Former champion Matt Kenseth off to a strong start
He struggled early last year, but already has a win this season.
By MIKE HARRIS
AP MOTORSPORTS WRITER
Frustration was Matt Kenseth's nearly constant companion during the first three months of the 2005 season.
While his four Roush Racing teammates were finding success in the early going, Kenseth was struggling. It took the 2003 NASCAR champion three races to register his first top 10 -- an eighth place at Las Vegas -- and the second top 10 didn't come until the 13th race, at Dover. His one and only victory, at Bristol, came in race No. 24.
What a difference a year makes.
Two races into the new season, Kenseth is rolling.
Only getting punted by Tony Stewart in the season-opening Daytona 500 kept Nextel Cup's quiet man from finishing in the top 10 in NASCAR's biggest race, and Kenseth still managed to salvage 15th.
Got some help
Last Sunday at California Speedway, Kenseth had what appeared to be the third-fastest car in the race. But engine failures for teammate Greg Biffle and -- in a bit of irony -- Stewart, gave Kenseth his 11th career victory and third place in the season points, both of which he can enjoy until the next Cup race, March 12 in Las Vegas.
"Sometimes it feels like there is justice in the world, so that feels good," Kenseth said. "I felt [at Daytona] we had a car that could have won.
"Our pit stop stuff has been going good, so it just feels incredibly good to come to the track and have everything kind of go right and all the stars align for us to get to Victory Lane. We haven't won a ton of races the last three years -- one or two a year -- and whenever you can win, it feels good. Hopefully, this will carry some momentum and we'll be able to get a few more wins this year."
Robbie Reiser, crew chief of the No. 17 Ford and Kenseth's longtime friend, isn't surprised by the strong start.
"This team is very good," Reiser said. "Looking at the cars we brought to Daytona and California, and the way they operated on pit road, they're here to race and they're here to win races and the championship this year."
Team deep in talent
Reiser pointed out that working for a team as deep in talent as Roush Racing -- which also fields Cup cars for Biffle, Mark Martin, Carl Edwards and team newcomer Jamie McMurray -- gives all of them a big advantage.
"I think we build every year," Reiser said. "I think that the knowledge that we had last season to where we are this season becomes greater. We're always adding to the resources that we have. We're adding to the people we have. We're beefing up the engineering staff. We're working on the car.
"So, yeah, the pool gets bigger and bigger and bigger the more we build on it."
That could be real bad news for the rest of the Cup competitors, considering that Kenseth rallied in the second half of the season last year to join all of his teammates -- which then included Kurt Busch -- in the season-ending, 10-man, 10-race Chase for the championship.
Kenseth, who wound up seventh in the final standings in 2005, would rather not have to come from behind again to qualify for NASCAR's playoff.
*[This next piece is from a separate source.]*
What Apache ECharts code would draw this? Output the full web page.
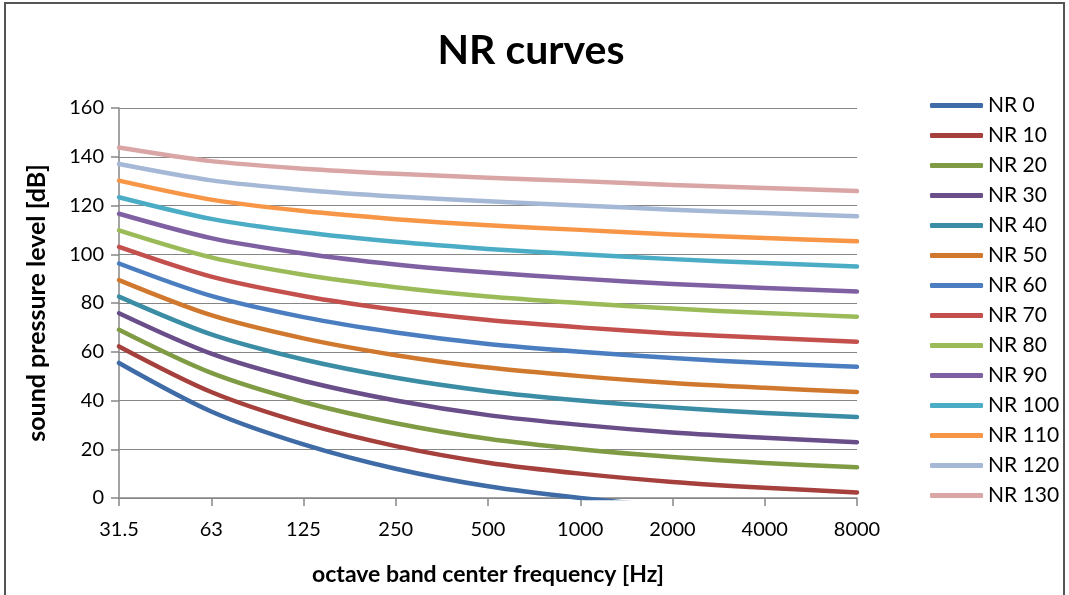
<!DOCTYPE html>
<html>
<head>
<meta charset="utf-8">
<script src="https://cdn.jsdelivr.net/npm/echarts@6/dist/echarts.min.js"></script>
<style>
  html, body { margin: 0; padding: 0; background: #fff; overflow: hidden; width: 1069px; height: 595px; }
  #frame { position: absolute; left: 4px; top: 2px; width: 1061px; height: 593px; border: 2px solid #555; border-bottom: none; box-sizing: border-box; pointer-events: none; }
  #chart { position: absolute; left: 0; top: 0; width: 1069px; height: 595px; }
</style>
</head>
<body>
<div id="chart"></div>
<div id="frame"></div>
<script>
const categories = ['31.5', '63', '125', '250', '500', '1000', '2000', '4000', '8000'];
const seriesNames = ['NR 0', 'NR 10', 'NR 20', 'NR 30', 'NR 40', 'NR 50', 'NR 60', 'NR 70', 'NR 80', 'NR 90', 'NR 100', 'NR 110', 'NR 120', 'NR 130'];
const nr0   = [55.4, 35.5, 22.0, 12.0, 4.8, 0, -3.5, -6.1, -8.0];
const nr10  = [62.2, 43.5, 30.7, 21.3, 14.5, 10, 6.6, 4.2, 2.3];
const nr20  = [69.0, 51.3, 39.4, 30.7, 24.3, 20, 16.8, 14.4, 12.6];
const nr30  = [75.8, 59.2, 48.1, 40.0, 34.0, 30, 26.9, 24.7, 22.9];
const nr40  = [82.6, 67.1, 56.8, 49.3, 43.8, 40, 37.1, 34.9, 33.2];
const nr50  = [89.4, 75.0, 65.5, 58.6, 53.5, 50, 47.2, 45.2, 43.5];
const nr60  = [96.2, 82.9, 74.2, 67.9, 63.2, 60, 57.4, 55.4, 53.8];
const nr70  = [103.0, 90.8, 82.9, 77.2, 73.0, 70, 67.5, 65.7, 64.1];
const nr80  = [109.8, 98.7, 91.6, 86.5, 82.7, 80, 77.7, 75.9, 74.4];
const nr90  = [116.6, 106.6, 100.3, 95.8, 92.5, 90, 87.8, 86.2, 84.7];
const nr100 = [123.4, 114.5, 109.0, 105.1, 102.2, 100, 98.0, 96.4, 95.0];
const nr110 = [130.2, 122.4, 117.7, 114.4, 111.9, 110, 108.1, 106.7, 105.3];
const nr120 = [137.0, 130.3, 126.4, 123.7, 121.7, 120, 118.3, 116.9, 115.6];
const nr130 = [143.8, 138.2, 135.1, 133.0, 131.4, 130, 128.4, 127.2, 125.9];
const seriesData = [nr0, nr10, nr20, nr30, nr40, nr50, nr60, nr70, nr80, nr90, nr100, nr110, nr120, nr130];
const colors = ['#3F6CA6', '#A5403D', '#7F9C45', '#694E8A', '#3A8DA4', '#D0792E',
                '#4A7EC0', '#C4504D', '#9BBB59', '#7F60A3', '#4BACC6', '#F79646', '#A5B8D6', '#D9A5A5'];
const yTicks = { min: 0, max: 160, interval: 20 };

const FONT = 'Lato, "Open Sans", sans-serif';
const chart = echarts.init(document.getElementById('chart'), null, { renderer: 'canvas' });
chart.setOption({
  animation: false,
  backgroundColor: '#fff',
  color: colors,
  title: {
    text: 'NR curves',
    left: 531, top: 30, textAlign: 'center', padding: 0,
    textStyle: { fontFamily: FONT, fontWeight: 'bold', fontSize: 41, color: '#000' }
  },
  grid: { left: 119, right: 212, top: 108, bottom: 97, containLabel: false, outerBoundsMode: 'none' },
  legend: {
    orient: 'vertical',
    left: 930, top: 95, padding: 0,
    itemWidth: 53, itemHeight: 5, itemGap: 9.0,
    icon: 'roundRect',
    data: seriesNames,
    textStyle: { fontFamily: FONT, fontSize: 21, color: '#000' }
  },
  xAxis: {
    type: 'category',
    data: categories,
    boundaryGap: false,
    name: 'octave band center frequency [Hz]',
    nameLocation: 'middle',
    nameGap: 65,
    nameTextStyle: { fontFamily: FONT, fontWeight: 'bold', fontSize: 23, color: '#000' },
    axisLine: { show: true, lineStyle: { color: '#868686', width: 1.5 } },
    axisTick: { show: true, length: 8, inside: false, interval: 0, lineStyle: { color: '#868686', width: 1.5 } },
    axisLabel: { fontFamily: FONT, fontSize: 20, color: '#000', margin: 22, interval: 0 },
    splitLine: { show: false }
  },
  yAxis: {
    type: 'value',
    min: yTicks.min, max: yTicks.max, interval: yTicks.interval,
    name: 'sound pressure level [dB]',
    nameLocation: 'middle',
    nameGap: 70,
    nameTextStyle: { fontFamily: FONT, fontWeight: 'bold', fontSize: 25, color: '#000' },
    axisLine: { show: true, lineStyle: { color: '#868686', width: 1.5 } },
    axisTick: { show: true, length: 8, inside: false, lineStyle: { color: '#868686', width: 1.5 } },
    axisLabel: { fontFamily: FONT, fontSize: 20, color: '#000', margin: 15 },
    splitLine: { show: true, lineStyle: { color: '#868686', width: 1.2 } }
  },
  series: seriesNames.map((name, i) => ({
    name: name,
    type: 'line',
    data: seriesData[i],
    smooth: 0.3,
    clip: true,
    showSymbol: false,
    symbol: 'none',
    lineStyle: { width: 4.5, color: colors[i], cap: 'round', join: 'round' },
    itemStyle: { color: colors[i] },
    emphasis: { disabled: true }
  }))
});
</script>
</body>
</html>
"It feels good to get off to a good start," he said. "Last year, we didn't. But a couple of years before that, we did. I think we won early in '03 and '04, so, hopefully, we can keep it up all the way through the year -- keep the same level of energy and excitement and work on the cars and do all the stuff that we are right now."
Has confidence in team
Like Reiser, he has great confidence in Jack Roush's powerhouse team, which has won two of the last three Cup championships and last year had the second-, third- and fourth-place finishers (Biffle, Edwards and Martin).
"It's definitely a big confidence builder as a driver to get in cars like these," Kenseth said. "Things change every year. Like, this year, we have the new Ford Fusion. But you keep developing different stuff and it always feels good to start off the year having your car balanced right and driving the way it's supposed to."
Kenseth feels so good about the way things are going, he isn't even holding a grudge against Stewart for the incident in Daytona.
The two veteran drivers cleared the air in a conversation the day before the California event.
"I think we understand each other better after we talked," Kenseth said. "Everything is going to be fine on track. As you saw, we passed each other two or three times and gave each other room and did everything just like we did every other race before (Daytona).
"It's water under the bridge and this was a much better week for us."
Chances are, 2006 is going to be a much better season for Kenseth, too.